I hadn’t planned to do that today, but that’s what I landed up doing. I ran along Highbury Quadrant and then left onto Highbury New Park, Clissold Park on my left, and then down Green Lanes, Mildmay Road and through de Beauvoir Town and to Haggerston where I met the guy and dropped off what I needed to drop off, like contraband. I felt like a courier, like a runner-messenger crossing the city, no, more than the city, the desert or the Promised Land, carrying news, something essential, something that the people were waiting for.

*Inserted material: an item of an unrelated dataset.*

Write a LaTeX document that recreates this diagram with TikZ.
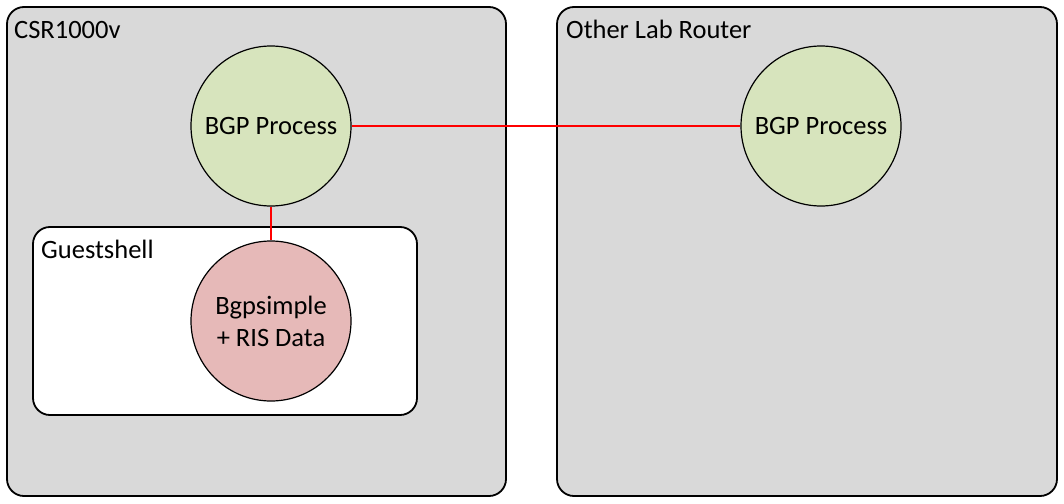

I love running through the city. On my first trip to England on my own – I was a teenager and about to finish high school – I had one of those Interrail cards and traveled around the country, from Lyme Regis to Ayr, and a few places in between. I don’t think I knew much about Wales back then. I don’t think I even considered going there. One of the first things I used to do when I arrived in a new town – York, Cambridge, Ely, Harrogate (I think I went to the latter two) – was to go for a run, to run through the town like a scout. Back then, and maybe even now, I preferred running to walking. It’s closer to flying. You’re moving through the city, but you’re separate from it, above it. Your movement is not like walking. It’s as if they’re two entirely different ways of moving in the world, not part of a continuum.